I’m not sure I have the definitive answer to that, but I’ll take a shot at it. If you were to look at the heroine of a romance novel through a wide-angle lens, you might find she’s really not so different than her “sister” in women’s fiction. However, because romance novels are sharply focused on one aspect of their protagonists’ lives, their love life, we as readers aren’t privy to much information about their other desires.
That sharp focus on romantic love is why the genre is called “romance,” obviously! Eventually, every romance heroine shares a common goal of finding happily-ever-after with a man. Take Cinderella as an example – the ultimate romance. We see her meeting her prince. We see her falling head-over-heels – actually losing her heel, for this guy. We see them overcoming conflicts in order to be together.
In a mainstream women’s fiction novel, on the other hand, the character might be the same, but the focus is different. The story might focus more on Cinderella’s relationship with her stepsisters, how she tries to change what she can with them and accept what she can’t, in order to have a richer, happier life. She might meet the dashing Prince, she might fall in love with him, but their relationship will only be a slice of the story, not the entire pie. Or we might see Cinderella sixteen years after she marries the Prince, when she feels they’ve not only lost their passion for one another, she has lost her identity in the chaos of raising his children.
My NEXT heroines are looking for happily-ever-after within themselves rather than with a man. They might find romantic love along the way, they may even hope to find it, but if they don’t, or if they thought they did but the relationship doesn’t work out, the reader will close the book at the end knowing this woman will be okay. She’ll be happy, with or without that man in her life. Even if he did look like Hugh Jackman and Josh Holloway all rolled up into one buff package, he can say adios and she’ll get over it and move on. (With the help of a little chocolate, and maybe a couple of glasses of wine).
In my October, 2005 NEXT, The Me I Used To Be, the heroine Ally, must learn to let go of issues from her past, including an unresolved love and guilt over giving up a child she really wanted to keep, before she can embrace a new fulfilling life with another wonderful man. In Off Her Rocker, out this month, Dana Logan, who has made a career out of raising her son and daughter for the past twenty-two years, must learn to reinvent herself, to reassess her way of relating to her children when they finally grow up and leave home, before she can find fulfillment with her husband again and their new way of life.
In both books, as well as in all my NEXTS, the women have to discover happiness inside before they can find happiness in their outside relationships.

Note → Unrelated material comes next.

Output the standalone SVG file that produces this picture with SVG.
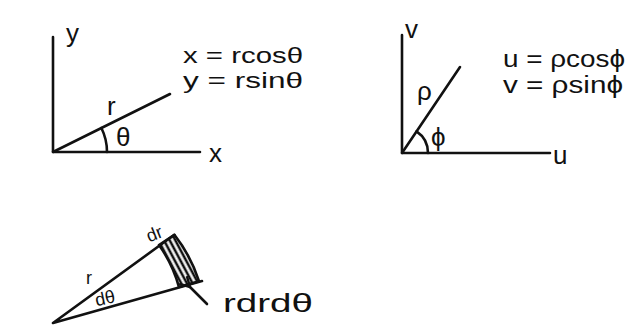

While they search, they typically find themselves on some slippery slopes – sometimes figuratively, other times literally. In Off Her Rocker, for instance, the heroine’s car is stolen during a blizzard while she’s pottying down in the icy ditch on the side of the road, her jeans around her ankles! But as resilient real-life women do, she sheds a few tears and relies on her sense of humor and her wits to steady herself, find a way out of the situation, and continue on.
So if you’re in the mood to see Cinderella at the ball, pick up a good romance. If, instead, you would rather see her ten years later, searching for the Fairy Godmother to help her re-ignite the flame in her marriage and zap her teenagers, grab a women’s fiction novel. Either way, chances are you’ll end up with the happily-ever-after all story-lovers wish for – a satisfying read.
What qualities do YOU look for in a heroine? What novels have you read whose heroine stands out in your mind? What made her memorable?